━━━ INFORMATION PROVIDED
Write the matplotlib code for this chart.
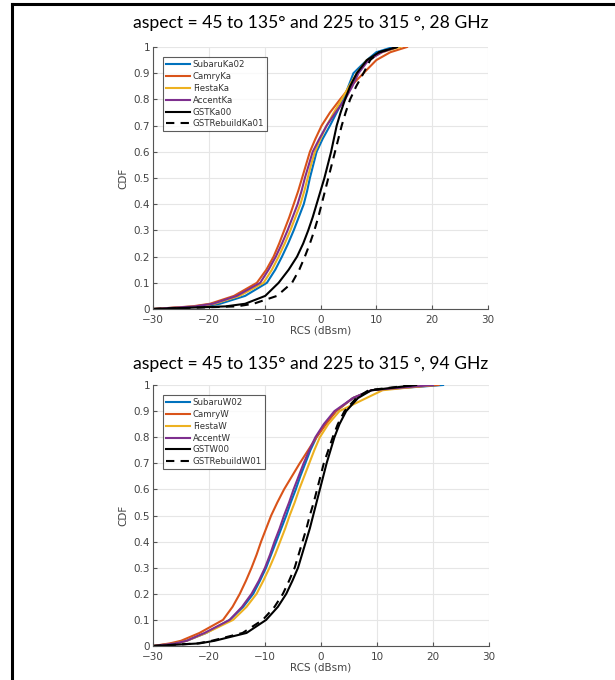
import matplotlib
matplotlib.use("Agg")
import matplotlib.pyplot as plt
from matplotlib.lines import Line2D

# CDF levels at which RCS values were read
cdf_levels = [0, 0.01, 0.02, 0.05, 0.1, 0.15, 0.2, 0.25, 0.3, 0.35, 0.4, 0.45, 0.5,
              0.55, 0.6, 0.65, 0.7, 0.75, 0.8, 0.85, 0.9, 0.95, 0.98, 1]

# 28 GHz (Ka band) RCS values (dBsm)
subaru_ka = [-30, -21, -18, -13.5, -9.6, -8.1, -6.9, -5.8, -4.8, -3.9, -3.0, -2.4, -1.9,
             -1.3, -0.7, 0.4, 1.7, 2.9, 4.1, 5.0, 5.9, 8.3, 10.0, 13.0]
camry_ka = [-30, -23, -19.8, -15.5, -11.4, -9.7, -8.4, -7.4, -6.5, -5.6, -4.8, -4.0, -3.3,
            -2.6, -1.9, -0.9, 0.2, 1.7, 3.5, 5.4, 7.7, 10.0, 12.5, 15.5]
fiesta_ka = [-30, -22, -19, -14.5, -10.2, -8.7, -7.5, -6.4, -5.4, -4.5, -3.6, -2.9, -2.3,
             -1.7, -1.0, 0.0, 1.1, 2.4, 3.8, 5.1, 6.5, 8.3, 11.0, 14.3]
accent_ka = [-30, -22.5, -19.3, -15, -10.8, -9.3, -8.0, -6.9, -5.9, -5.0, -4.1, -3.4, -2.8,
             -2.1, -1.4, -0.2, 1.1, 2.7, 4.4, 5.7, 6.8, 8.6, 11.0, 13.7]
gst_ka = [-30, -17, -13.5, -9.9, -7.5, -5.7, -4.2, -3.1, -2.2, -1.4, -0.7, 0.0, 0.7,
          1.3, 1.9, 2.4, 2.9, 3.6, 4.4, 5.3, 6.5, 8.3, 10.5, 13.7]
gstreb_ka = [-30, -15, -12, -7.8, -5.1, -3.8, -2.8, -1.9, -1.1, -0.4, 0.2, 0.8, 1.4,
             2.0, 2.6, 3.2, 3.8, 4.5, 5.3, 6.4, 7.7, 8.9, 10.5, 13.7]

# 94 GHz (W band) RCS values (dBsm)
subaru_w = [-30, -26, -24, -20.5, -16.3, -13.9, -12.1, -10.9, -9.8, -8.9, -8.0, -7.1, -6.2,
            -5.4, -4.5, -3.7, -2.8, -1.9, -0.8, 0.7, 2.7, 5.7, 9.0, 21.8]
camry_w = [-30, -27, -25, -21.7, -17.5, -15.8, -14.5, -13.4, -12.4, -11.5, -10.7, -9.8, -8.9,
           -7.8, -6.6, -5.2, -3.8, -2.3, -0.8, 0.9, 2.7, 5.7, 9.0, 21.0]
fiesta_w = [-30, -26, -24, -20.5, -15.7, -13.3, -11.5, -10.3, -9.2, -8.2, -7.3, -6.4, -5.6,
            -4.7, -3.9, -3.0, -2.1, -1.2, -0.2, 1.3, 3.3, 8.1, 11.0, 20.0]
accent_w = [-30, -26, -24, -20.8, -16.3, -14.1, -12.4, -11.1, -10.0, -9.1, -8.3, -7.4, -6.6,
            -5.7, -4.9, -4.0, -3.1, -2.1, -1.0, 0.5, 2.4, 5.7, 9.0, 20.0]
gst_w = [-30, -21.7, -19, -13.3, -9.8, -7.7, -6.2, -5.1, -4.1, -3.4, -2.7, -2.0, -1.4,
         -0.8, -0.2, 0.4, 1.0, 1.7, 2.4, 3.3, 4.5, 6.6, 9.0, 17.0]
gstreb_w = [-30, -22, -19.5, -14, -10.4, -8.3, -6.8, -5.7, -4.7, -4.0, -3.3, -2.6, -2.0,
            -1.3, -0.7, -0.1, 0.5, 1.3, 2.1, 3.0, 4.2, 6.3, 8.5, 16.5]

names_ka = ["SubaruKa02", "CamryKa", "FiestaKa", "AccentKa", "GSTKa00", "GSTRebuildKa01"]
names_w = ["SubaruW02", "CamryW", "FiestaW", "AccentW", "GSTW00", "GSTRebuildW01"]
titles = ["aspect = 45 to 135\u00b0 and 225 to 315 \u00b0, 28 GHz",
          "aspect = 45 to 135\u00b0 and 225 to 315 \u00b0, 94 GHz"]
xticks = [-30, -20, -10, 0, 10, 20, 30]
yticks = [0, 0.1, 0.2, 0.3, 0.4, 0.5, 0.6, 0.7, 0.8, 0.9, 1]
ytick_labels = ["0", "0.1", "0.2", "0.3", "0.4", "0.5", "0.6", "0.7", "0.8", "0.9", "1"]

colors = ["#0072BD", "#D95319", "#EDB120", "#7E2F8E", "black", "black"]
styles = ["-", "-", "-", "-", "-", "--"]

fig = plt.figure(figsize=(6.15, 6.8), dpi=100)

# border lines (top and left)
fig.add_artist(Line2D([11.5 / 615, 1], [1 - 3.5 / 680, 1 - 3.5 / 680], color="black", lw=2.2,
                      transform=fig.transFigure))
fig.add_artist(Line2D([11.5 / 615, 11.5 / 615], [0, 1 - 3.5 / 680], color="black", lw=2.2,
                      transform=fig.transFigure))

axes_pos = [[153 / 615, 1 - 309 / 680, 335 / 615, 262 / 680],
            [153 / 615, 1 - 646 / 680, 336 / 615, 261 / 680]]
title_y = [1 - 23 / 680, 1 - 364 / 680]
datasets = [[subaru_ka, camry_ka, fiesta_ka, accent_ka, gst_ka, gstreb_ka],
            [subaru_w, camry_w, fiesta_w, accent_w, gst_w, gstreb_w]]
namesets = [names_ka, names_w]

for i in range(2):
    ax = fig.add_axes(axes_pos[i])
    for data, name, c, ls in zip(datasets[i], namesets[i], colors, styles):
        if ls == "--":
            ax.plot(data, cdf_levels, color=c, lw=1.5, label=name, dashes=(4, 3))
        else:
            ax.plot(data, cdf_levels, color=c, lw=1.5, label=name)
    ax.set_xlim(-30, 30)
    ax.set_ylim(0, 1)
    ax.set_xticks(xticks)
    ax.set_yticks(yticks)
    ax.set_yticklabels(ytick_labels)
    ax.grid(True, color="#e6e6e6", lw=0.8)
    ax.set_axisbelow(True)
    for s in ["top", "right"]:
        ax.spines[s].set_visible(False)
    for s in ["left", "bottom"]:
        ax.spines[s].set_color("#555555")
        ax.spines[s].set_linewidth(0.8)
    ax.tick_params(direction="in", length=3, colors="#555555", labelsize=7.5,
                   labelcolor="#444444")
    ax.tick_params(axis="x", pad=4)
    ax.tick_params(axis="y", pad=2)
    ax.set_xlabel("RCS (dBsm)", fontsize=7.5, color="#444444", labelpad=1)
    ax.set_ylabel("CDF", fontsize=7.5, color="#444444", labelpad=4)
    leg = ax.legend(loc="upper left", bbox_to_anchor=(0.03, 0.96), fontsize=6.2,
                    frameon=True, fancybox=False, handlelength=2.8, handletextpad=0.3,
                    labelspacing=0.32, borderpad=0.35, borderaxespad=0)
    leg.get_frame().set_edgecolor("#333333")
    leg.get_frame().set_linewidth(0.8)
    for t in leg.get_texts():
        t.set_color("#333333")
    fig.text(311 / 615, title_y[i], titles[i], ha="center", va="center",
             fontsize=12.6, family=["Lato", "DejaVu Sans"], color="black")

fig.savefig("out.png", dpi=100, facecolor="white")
━━━━━━
### PROBLEM DETAILS
Copy the data exactly. Any picture it contains is to be omitted.

### THE COMPLETED TASK
Write the matplotlib code for this chart.
import matplotlib
matplotlib.use("Agg")
import matplotlib.pyplot as plt
from matplotlib.lines import Line2D

# CDF levels at which RCS values were read
cdf_levels = [0, 0.01, 0.02, 0.05, 0.1, 0.15, 0.2, 0.25, 0.3, 0.35, 0.4, 0.45, 0.5,
              0.55, 0.6, 0.65, 0.7, 0.75, 0.8, 0.85, 0.9, 0.95, 0.98, 1]

# 28 GHz (Ka band) RCS values (dBsm)
subaru_ka = [-30, -21, -18, -13.5, -9.6, -8.1, -6.9, -5.8, -4.8, -3.9, -3.0, -2.4, -1.9,
             -1.3, -0.7, 0.4, 1.7, 2.9, 4.1, 5.0, 5.9, 8.3, 10.0, 13.0]
camry_ka = [-30, -23, -19.8, -15.5, -11.4, -9.7, -8.4, -7.4, -6.5, -5.6, -4.8, -4.0, -3.3,
            -2.6, -1.9, -0.9, 0.2, 1.7, 3.5, 5.4, 7.7, 10.0, 12.5, 15.5]
fiesta_ka = [-30, -22, -19, -14.5, -10.2, -8.7, -7.5, -6.4, -5.4, -4.5, -3.6, -2.9, -2.3,
             -1.7, -1.0, 0.0, 1.1, 2.4, 3.8, 5.1, 6.5, 8.3, 11.0, 14.3]
accent_ka = [-30, -22.5, -19.3, -15, -10.8, -9.3, -8.0, -6.9, -5.9, -5.0, -4.1, -3.4, -2.8,
             -2.1, -1.4, -0.2, 1.1, 2.7, 4.4, 5.7, 6.8, 8.6, 11.0, 13.7]
gst_ka = [-30, -17, -13.5, -9.9, -7.5, -5.7, -4.2, -3.1, -2.2, -1.4, -0.7, 0.0, 0.7,
          1.3, 1.9, 2.4, 2.9, 3.6, 4.4, 5.3, 6.5, 8.3, 10.5, 13.7]
gstreb_ka = [-30, -15, -12, -7.8, -5.1, -3.8, -2.8, -1.9, -1.1, -0.4, 0.2, 0.8, 1.4,
             2.0, 2.6, 3.2, 3.8, 4.5, 5.3, 6.4, 7.7, 8.9, 10.5, 13.7]

# 94 GHz (W band) RCS values (dBsm)
subaru_w = [-30, -26, -24, -20.5, -16.3, -13.9, -12.1, -10.9, -9.8, -8.9, -8.0, -7.1, -6.2,
            -5.4, -4.5, -3.7, -2.8, -1.9, -0.8, 0.7, 2.7, 5.7, 9.0, 21.8]
camry_w = [-30, -27, -25, -21.7, -17.5, -15.8, -14.5, -13.4, -12.4, -11.5, -10.7, -9.8, -8.9,
           -7.8, -6.6, -5.2, -3.8, -2.3, -0.8, 0.9, 2.7, 5.7, 9.0, 21.0]
fiesta_w = [-30, -26, -24, -20.5, -15.7, -13.3, -11.5, -10.3, -9.2, -8.2, -7.3, -6.4, -5.6,
            -4.7, -3.9, -3.0, -2.1, -1.2, -0.2, 1.3, 3.3, 8.1, 11.0, 20.0]
accent_w = [-30, -26, -24, -20.8, -16.3, -14.1, -12.4, -11.1, -10.0, -9.1, -8.3, -7.4, -6.6,
            -5.7, -4.9, -4.0, -3.1, -2.1, -1.0, 0.5, 2.4, 5.7, 9.0, 20.0]
gst_w = [-30, -21.7, -19, -13.3, -9.8, -7.7, -6.2, -5.1, -4.1, -3.4, -2.7, -2.0, -1.4,
         -0.8, -0.2, 0.4, 1.0, 1.7, 2.4, 3.3, 4.5, 6.6, 9.0, 17.0]
gstreb_w = [-30, -22, -19.5, -14, -10.4, -8.3, -6.8, -5.7, -4.7, -4.0, -3.3, -2.6, -2.0,
            -1.3, -0.7, -0.1, 0.5, 1.3, 2.1, 3.0, 4.2, 6.3, 8.5, 16.5]

names_ka = ["SubaruKa02", "CamryKa", "FiestaKa", "AccentKa", "GSTKa00", "GSTRebuildKa01"]
names_w = ["SubaruW02", "CamryW", "FiestaW", "AccentW", "GSTW00", "GSTRebuildW01"]
titles = ["aspect = 45 to 135\u00b0 and 225 to 315 \u00b0, 28 GHz",
          "aspect = 45 to 135\u00b0 and 225 to 315 \u00b0, 94 GHz"]
xticks = [-30, -20, -10, 0, 10, 20, 30]
yticks = [0, 0.1, 0.2, 0.3, 0.4, 0.5, 0.6, 0.7, 0.8, 0.9, 1]
ytick_labels = ["0", "0.1", "0.2", "0.3", "0.4", "0.5", "0.6", "0.7", "0.8", "0.9", "1"]

colors = ["#0072BD", "#D95319", "#EDB120", "#7E2F8E", "black", "black"]
styles = ["-", "-", "-", "-", "-", "--"]

fig = plt.figure(figsize=(6.15, 6.8), dpi=100)

# border lines (top and left)
fig.add_artist(Line2D([11.5 / 615, 1], [1 - 3.5 / 680, 1 - 3.5 / 680], color="black", lw=2.2,
                      transform=fig.transFigure))
fig.add_artist(Line2D([11.5 / 615, 11.5 / 615], [0, 1 - 3.5 / 680], color="black", lw=2.2,
                      transform=fig.transFigure))

axes_pos = [[153 / 615, 1 - 309 / 680, 335 / 615, 262 / 680],
            [153 / 615, 1 - 646 / 680, 336 / 615, 261 / 680]]
title_y = [1 - 23 / 680, 1 - 364 / 680]
datasets = [[subaru_ka, camry_ka, fiesta_ka, accent_ka, gst_ka, gstreb_ka],
            [subaru_w, camry_w, fiesta_w, accent_w, gst_w, gstreb_w]]
namesets = [names_ka, names_w]

for i in range(2):
    ax = fig.add_axes(axes_pos[i])
    for data, name, c, ls in zip(datasets[i], namesets[i], colors, styles):
        if ls == "--":
            ax.plot(data, cdf_levels, color=c, lw=1.5, label=name, dashes=(4, 3))
        else:
            ax.plot(data, cdf_levels, color=c, lw=1.5, label=name)
    ax.set_xlim(-30, 30)
    ax.set_ylim(0, 1)
    ax.set_xticks(xticks)
    ax.set_yticks(yticks)
    ax.set_yticklabels(ytick_labels)
    ax.grid(True, color="#e6e6e6", lw=0.8)
    ax.set_axisbelow(True)
    for s in ["top", "right"]:
        ax.spines[s].set_visible(False)
    for s in ["left", "bottom"]:
        ax.spines[s].set_color("#555555")
        ax.spines[s].set_linewidth(0.8)
    ax.tick_params(direction="in", length=3, colors="#555555", labelsize=7.5,
                   labelcolor="#444444")
    ax.tick_params(axis="x", pad=4)
    ax.tick_params(axis="y", pad=2)
    ax.set_xlabel("RCS (dBsm)", fontsize=7.5, color="#444444", labelpad=1)
    ax.set_ylabel("CDF", fontsize=7.5, color="#444444", labelpad=4)
    leg = ax.legend(loc="upper left", bbox_to_anchor=(0.03, 0.96), fontsize=6.2,
                    frameon=True, fancybox=False, handlelength=2.8, handletextpad=0.3,
                    labelspacing=0.32, borderpad=0.35, borderaxespad=0)
    leg.get_frame().set_edgecolor("#333333")
    leg.get_frame().set_linewidth(0.8)
    for t in leg.get_texts():
        t.set_color("#333333")
    fig.text(311 / 615, title_y[i], titles[i], ha="center", va="center",
             fontsize=12.6, family=["Lato", "DejaVu Sans"], color="black")

fig.savefig("out.png", dpi=100, facecolor="white")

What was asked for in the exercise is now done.